## Goal:
Without the pictures, write out all the lines below exactly as they appear.
══ Recorded information ══
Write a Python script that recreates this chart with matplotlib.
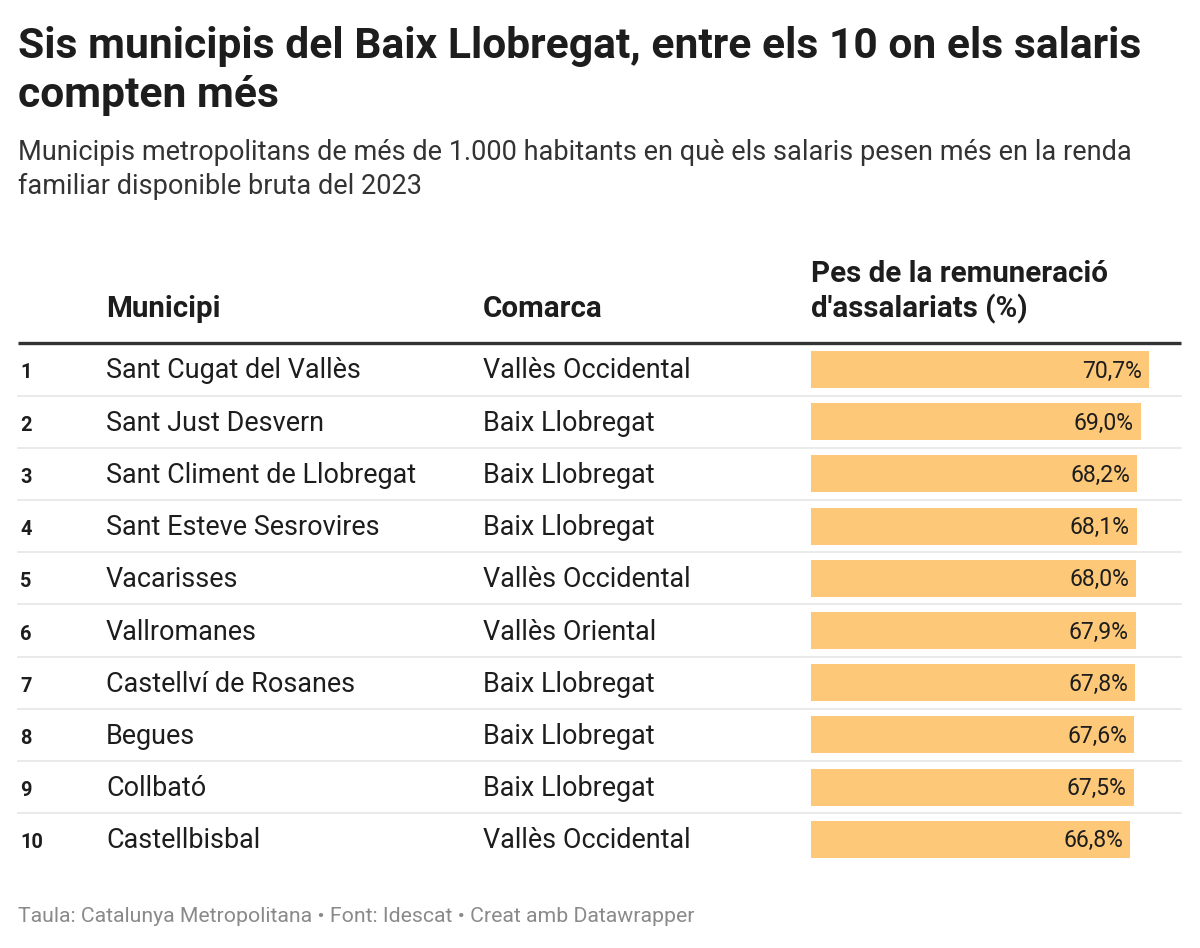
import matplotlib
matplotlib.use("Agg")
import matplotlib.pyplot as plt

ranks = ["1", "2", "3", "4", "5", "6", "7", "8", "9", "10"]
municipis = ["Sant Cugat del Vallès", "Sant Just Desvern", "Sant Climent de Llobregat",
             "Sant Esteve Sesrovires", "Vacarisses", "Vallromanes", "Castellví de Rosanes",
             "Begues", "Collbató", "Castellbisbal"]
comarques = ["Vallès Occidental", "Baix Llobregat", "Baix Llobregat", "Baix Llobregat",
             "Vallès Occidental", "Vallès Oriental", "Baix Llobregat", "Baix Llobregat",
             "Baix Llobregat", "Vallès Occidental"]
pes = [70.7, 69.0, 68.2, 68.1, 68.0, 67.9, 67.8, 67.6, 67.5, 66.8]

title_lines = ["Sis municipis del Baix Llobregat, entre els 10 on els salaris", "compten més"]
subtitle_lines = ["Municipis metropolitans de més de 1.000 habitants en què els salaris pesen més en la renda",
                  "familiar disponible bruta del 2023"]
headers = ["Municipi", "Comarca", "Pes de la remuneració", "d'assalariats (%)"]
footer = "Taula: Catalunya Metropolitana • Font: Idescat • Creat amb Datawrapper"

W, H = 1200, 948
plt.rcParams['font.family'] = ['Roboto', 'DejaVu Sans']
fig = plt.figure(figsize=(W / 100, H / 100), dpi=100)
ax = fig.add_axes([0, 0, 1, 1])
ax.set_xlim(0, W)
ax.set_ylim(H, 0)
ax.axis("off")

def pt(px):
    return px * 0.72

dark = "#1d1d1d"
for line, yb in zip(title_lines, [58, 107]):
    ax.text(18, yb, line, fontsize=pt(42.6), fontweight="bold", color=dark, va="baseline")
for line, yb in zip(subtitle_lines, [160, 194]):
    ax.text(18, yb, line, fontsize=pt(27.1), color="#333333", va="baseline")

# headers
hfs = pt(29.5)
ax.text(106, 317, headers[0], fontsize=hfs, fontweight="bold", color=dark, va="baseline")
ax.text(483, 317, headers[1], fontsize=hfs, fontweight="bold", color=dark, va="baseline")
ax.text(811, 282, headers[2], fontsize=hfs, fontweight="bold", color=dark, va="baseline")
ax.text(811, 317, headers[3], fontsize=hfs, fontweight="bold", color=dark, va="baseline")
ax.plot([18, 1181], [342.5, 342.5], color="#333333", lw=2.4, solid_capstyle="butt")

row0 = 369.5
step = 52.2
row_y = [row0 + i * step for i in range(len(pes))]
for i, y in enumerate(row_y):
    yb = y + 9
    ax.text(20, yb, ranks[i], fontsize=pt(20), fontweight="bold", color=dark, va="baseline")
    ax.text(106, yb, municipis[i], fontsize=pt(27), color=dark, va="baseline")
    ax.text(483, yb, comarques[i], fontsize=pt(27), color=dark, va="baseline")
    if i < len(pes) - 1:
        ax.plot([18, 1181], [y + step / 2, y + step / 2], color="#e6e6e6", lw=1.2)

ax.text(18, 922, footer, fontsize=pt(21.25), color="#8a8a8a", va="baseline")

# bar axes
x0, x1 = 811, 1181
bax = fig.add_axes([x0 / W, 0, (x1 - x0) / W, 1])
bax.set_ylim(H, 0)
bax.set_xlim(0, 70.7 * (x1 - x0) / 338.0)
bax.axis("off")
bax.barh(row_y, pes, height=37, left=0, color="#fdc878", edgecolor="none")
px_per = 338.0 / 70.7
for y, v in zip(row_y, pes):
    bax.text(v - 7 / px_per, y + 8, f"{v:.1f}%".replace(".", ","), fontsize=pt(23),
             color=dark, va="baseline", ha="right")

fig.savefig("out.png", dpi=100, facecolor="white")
═══
## Solution for this exercise:
Write a Python script that recreates this chart with matplotlib.
import matplotlib
matplotlib.use("Agg")
import matplotlib.pyplot as plt

ranks = ["1", "2", "3", "4", "5", "6", "7", "8", "9", "10"]
municipis = ["Sant Cugat del Vallès", "Sant Just Desvern", "Sant Climent de Llobregat",
             "Sant Esteve Sesrovires", "Vacarisses", "Vallromanes", "Castellví de Rosanes",
             "Begues", "Collbató", "Castellbisbal"]
comarques = ["Vallès Occidental", "Baix Llobregat", "Baix Llobregat", "Baix Llobregat",
             "Vallès Occidental", "Vallès Oriental", "Baix Llobregat", "Baix Llobregat",
             "Baix Llobregat", "Vallès Occidental"]
pes = [70.7, 69.0, 68.2, 68.1, 68.0, 67.9, 67.8, 67.6, 67.5, 66.8]

title_lines = ["Sis municipis del Baix Llobregat, entre els 10 on els salaris", "compten més"]
subtitle_lines = ["Municipis metropolitans de més de 1.000 habitants en què els salaris pesen més en la renda",
                  "familiar disponible bruta del 2023"]
headers = ["Municipi", "Comarca", "Pes de la remuneració", "d'assalariats (%)"]
footer = "Taula: Catalunya Metropolitana • Font: Idescat • Creat amb Datawrapper"

W, H = 1200, 948
plt.rcParams['font.family'] = ['Roboto', 'DejaVu Sans']
fig = plt.figure(figsize=(W / 100, H / 100), dpi=100)
ax = fig.add_axes([0, 0, 1, 1])
ax.set_xlim(0, W)
ax.set_ylim(H, 0)
ax.axis("off")

def pt(px):
    return px * 0.72

dark = "#1d1d1d"
for line, yb in zip(title_lines, [58, 107]):
    ax.text(18, yb, line, fontsize=pt(42.6), fontweight="bold", color=dark, va="baseline")
for line, yb in zip(subtitle_lines, [160, 194]):
    ax.text(18, yb, line, fontsize=pt(27.1), color="#333333", va="baseline")

# headers
hfs = pt(29.5)
ax.text(106, 317, headers[0], fontsize=hfs, fontweight="bold", color=dark, va="baseline")
ax.text(483, 317, headers[1], fontsize=hfs, fontweight="bold", color=dark, va="baseline")
ax.text(811, 282, headers[2], fontsize=hfs, fontweight="bold", color=dark, va="baseline")
ax.text(811, 317, headers[3], fontsize=hfs, fontweight="bold", color=dark, va="baseline")
ax.plot([18, 1181], [342.5, 342.5], color="#333333", lw=2.4, solid_capstyle="butt")

row0 = 369.5
step = 52.2
row_y = [row0 + i * step for i in range(len(pes))]
for i, y in enumerate(row_y):
    yb = y + 9
    ax.text(20, yb, ranks[i], fontsize=pt(20), fontweight="bold", color=dark, va="baseline")
    ax.text(106, yb, municipis[i], fontsize=pt(27), color=dark, va="baseline")
    ax.text(483, yb, comarques[i], fontsize=pt(27), color=dark, va="baseline")
    if i < len(pes) - 1:
        ax.plot([18, 1181], [y + step / 2, y + step / 2], color="#e6e6e6", lw=1.2)

ax.text(18, 922, footer, fontsize=pt(21.25), color="#8a8a8a", va="baseline")

# bar axes
x0, x1 = 811, 1181
bax = fig.add_axes([x0 / W, 0, (x1 - x0) / W, 1])
bax.set_ylim(H, 0)
bax.set_xlim(0, 70.7 * (x1 - x0) / 338.0)
bax.axis("off")
bax.barh(row_y, pes, height=37, left=0, color="#fdc878", edgecolor="none")
px_per = 338.0 / 70.7
for y, v in zip(row_y, pes):
    bax.text(v - 7 / px_per, y + 8, f"{v:.1f}%".replace(".", ","), fontsize=pt(23),
             color=dark, va="baseline", ha="right")

fig.savefig("out.png", dpi=100, facecolor="white")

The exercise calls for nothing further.